WHAT THE TASK ASKS >> Leave out all pictures. Return exactly the lines from the top of the material through the line containing "angle=-90,radius=54pt] -- (lineD);".

━━ STORED ROWS

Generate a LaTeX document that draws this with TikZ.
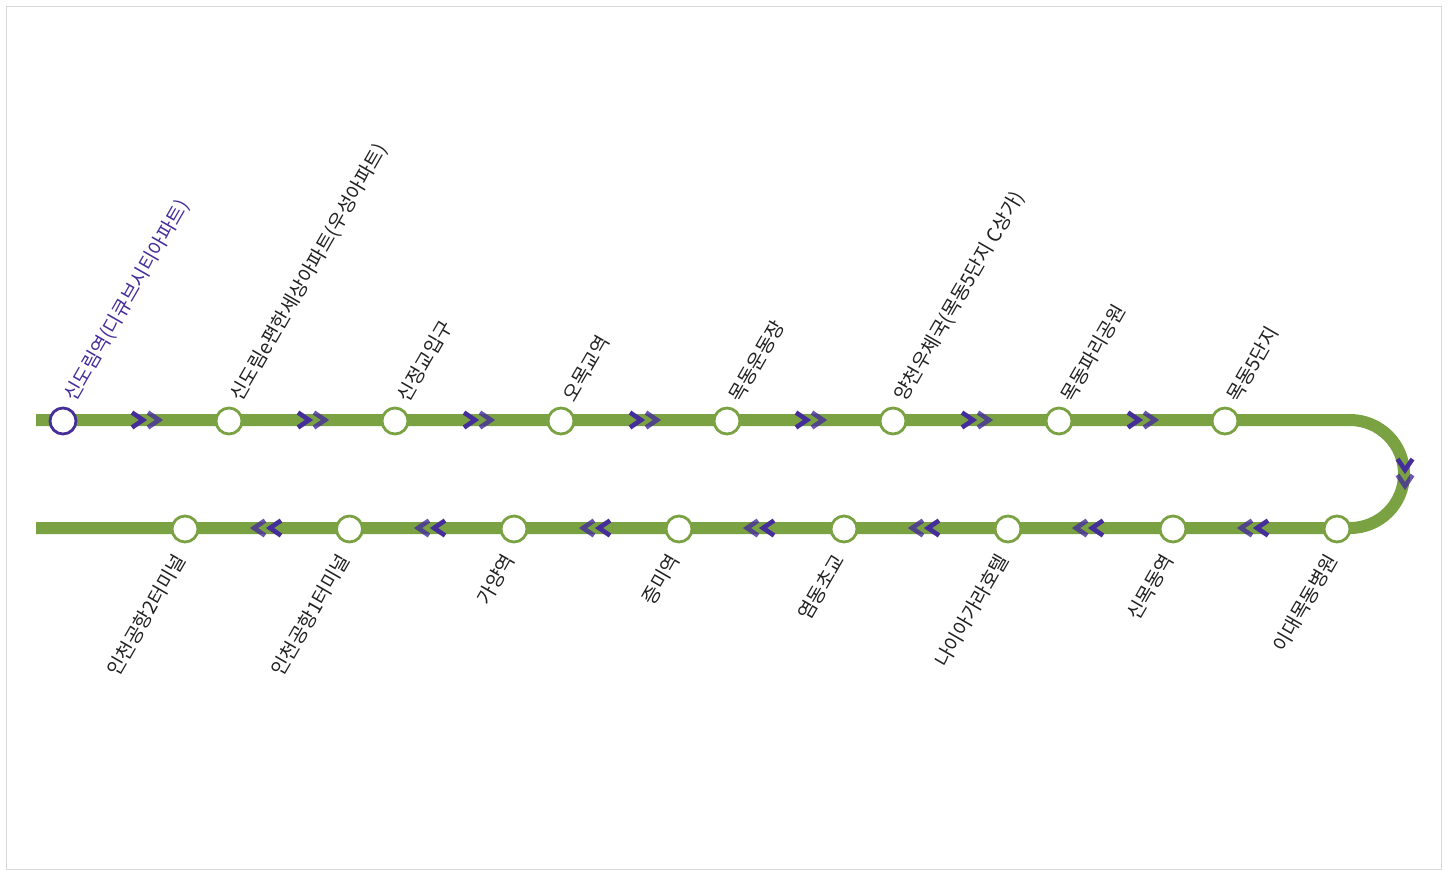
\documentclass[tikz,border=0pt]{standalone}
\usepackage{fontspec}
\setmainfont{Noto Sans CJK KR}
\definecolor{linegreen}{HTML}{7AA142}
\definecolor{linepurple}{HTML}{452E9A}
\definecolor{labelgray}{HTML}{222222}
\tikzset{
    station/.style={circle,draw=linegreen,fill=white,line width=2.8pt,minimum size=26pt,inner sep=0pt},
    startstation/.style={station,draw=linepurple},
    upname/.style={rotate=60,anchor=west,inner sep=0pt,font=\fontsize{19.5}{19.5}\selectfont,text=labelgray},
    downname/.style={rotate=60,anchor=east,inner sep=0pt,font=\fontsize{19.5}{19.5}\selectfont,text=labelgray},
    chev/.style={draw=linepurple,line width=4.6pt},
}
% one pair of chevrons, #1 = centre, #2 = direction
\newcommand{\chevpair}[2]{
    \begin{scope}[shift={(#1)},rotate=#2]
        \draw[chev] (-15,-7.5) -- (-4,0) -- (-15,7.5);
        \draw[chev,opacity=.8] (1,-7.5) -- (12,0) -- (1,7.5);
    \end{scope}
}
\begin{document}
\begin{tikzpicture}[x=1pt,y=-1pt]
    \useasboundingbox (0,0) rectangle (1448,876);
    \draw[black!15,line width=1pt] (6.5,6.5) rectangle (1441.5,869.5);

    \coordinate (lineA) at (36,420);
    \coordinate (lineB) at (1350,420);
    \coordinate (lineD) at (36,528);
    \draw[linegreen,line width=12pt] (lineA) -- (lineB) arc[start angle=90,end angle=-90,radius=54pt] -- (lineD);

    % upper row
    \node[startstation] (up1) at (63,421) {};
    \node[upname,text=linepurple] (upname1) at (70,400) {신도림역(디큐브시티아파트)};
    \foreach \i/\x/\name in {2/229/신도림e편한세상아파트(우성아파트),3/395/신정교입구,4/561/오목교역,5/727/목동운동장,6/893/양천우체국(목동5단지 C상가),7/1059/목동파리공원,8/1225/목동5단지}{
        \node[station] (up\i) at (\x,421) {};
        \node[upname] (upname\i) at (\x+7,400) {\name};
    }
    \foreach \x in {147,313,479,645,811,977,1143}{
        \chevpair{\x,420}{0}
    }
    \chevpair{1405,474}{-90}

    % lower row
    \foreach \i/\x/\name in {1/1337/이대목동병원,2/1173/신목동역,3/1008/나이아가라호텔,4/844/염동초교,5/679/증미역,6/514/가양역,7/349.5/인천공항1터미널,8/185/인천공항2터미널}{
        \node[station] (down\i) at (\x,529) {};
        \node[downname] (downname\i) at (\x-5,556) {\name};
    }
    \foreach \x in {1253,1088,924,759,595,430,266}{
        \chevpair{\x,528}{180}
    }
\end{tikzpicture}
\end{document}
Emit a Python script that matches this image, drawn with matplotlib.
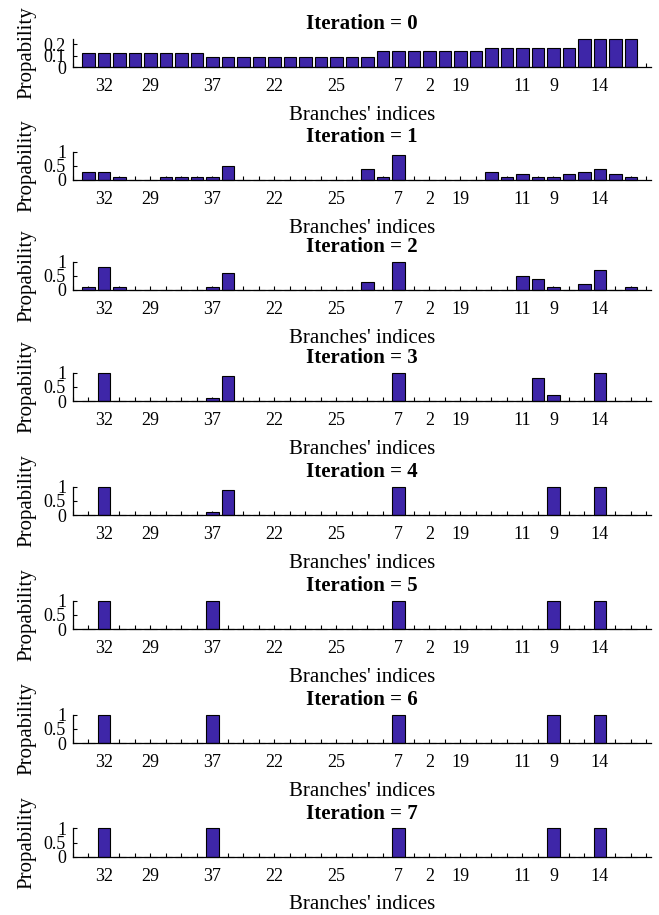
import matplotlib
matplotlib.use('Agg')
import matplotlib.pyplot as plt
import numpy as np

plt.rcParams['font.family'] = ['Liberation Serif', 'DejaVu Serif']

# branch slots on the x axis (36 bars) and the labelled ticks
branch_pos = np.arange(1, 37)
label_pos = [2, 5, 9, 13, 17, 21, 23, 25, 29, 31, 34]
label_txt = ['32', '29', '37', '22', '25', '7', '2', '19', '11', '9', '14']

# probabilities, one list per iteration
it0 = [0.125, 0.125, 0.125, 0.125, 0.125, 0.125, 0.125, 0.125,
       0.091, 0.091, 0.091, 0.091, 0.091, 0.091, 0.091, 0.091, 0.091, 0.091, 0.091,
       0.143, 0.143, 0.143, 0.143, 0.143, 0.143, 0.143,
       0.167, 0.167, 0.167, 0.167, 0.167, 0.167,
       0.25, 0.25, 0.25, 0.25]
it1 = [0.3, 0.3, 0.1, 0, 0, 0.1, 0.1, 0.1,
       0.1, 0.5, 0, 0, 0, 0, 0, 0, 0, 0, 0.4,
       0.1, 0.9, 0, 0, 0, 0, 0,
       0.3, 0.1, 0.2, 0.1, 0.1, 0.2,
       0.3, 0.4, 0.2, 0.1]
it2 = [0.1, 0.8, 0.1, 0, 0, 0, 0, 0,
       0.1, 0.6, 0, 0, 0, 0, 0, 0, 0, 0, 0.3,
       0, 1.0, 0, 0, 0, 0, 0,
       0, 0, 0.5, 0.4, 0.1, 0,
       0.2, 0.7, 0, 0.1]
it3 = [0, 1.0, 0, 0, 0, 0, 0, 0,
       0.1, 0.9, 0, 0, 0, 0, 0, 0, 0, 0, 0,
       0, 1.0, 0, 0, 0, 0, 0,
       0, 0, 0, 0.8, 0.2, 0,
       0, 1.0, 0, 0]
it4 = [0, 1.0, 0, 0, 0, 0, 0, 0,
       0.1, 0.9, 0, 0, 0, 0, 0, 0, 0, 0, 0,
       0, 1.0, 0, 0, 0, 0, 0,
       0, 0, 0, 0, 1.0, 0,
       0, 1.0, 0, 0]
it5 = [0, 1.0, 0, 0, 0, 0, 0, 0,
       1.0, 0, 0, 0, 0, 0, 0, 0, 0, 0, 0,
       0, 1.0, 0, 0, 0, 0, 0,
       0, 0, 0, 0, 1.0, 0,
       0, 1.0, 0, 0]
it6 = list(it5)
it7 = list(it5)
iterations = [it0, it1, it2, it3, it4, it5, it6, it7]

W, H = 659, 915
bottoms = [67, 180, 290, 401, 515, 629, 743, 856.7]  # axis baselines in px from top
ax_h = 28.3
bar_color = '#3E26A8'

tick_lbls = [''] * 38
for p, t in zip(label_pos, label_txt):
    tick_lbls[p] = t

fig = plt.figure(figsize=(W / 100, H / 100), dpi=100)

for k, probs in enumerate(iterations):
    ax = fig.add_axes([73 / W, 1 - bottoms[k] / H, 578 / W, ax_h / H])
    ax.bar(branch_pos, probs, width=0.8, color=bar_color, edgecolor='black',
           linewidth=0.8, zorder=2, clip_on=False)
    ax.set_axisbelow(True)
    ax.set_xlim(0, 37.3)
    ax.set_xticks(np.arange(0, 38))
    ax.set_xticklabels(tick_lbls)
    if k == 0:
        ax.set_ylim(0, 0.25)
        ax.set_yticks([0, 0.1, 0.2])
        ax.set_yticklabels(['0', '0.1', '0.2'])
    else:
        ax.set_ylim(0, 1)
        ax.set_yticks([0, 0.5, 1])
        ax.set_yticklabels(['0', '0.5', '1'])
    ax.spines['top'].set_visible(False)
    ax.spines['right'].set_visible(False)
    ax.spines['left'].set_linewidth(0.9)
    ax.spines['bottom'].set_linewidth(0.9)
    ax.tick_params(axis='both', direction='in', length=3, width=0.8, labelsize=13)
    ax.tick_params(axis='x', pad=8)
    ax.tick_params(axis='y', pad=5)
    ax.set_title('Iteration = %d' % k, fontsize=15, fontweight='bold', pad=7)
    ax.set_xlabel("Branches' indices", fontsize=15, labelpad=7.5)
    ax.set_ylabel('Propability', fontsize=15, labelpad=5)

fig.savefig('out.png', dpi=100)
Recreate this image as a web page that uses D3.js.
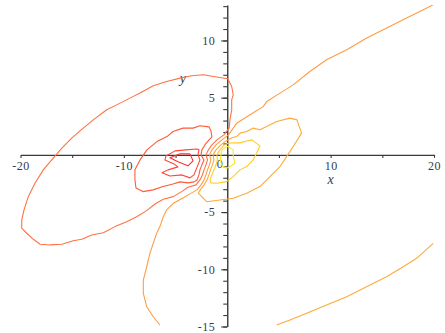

━━━━

CORRECT RESPONSE >>
Generate a LaTeX document that draws this with TikZ.
\documentclass[tikz,border=0pt]{standalone}
\usepackage{fontspec}
\setmainfont{Noto Sans CJK KR}
\definecolor{linegreen}{HTML}{7AA142}
\definecolor{linepurple}{HTML}{452E9A}
\definecolor{labelgray}{HTML}{222222}
\tikzset{
    station/.style={circle,draw=linegreen,fill=white,line width=2.8pt,minimum size=26pt,inner sep=0pt},
    startstation/.style={station,draw=linepurple},
    upname/.style={rotate=60,anchor=west,inner sep=0pt,font=\fontsize{19.5}{19.5}\selectfont,text=labelgray},
    downname/.style={rotate=60,anchor=east,inner sep=0pt,font=\fontsize{19.5}{19.5}\selectfont,text=labelgray},
    chev/.style={draw=linepurple,line width=4.6pt},
}
% one pair of chevrons, #1 = centre, #2 = direction
\newcommand{\chevpair}[2]{
    \begin{scope}[shift={(#1)},rotate=#2]
        \draw[chev] (-15,-7.5) -- (-4,0) -- (-15,7.5);
        \draw[chev,opacity=.8] (1,-7.5) -- (12,0) -- (1,7.5);
    \end{scope}
}
\begin{document}
\begin{tikzpicture}[x=1pt,y=-1pt]
    \useasboundingbox (0,0) rectangle (1448,876);
    \draw[black!15,line width=1pt] (6.5,6.5) rectangle (1441.5,869.5);

    \coordinate (lineA) at (36,420);
    \coordinate (lineB) at (1350,420);
    \coordinate (lineD) at (36,528);
    \draw[linegreen,line width=12pt] (lineA) -- (lineB) arc[start angle=90,end angle=-90,radius=54pt] -- (lineD);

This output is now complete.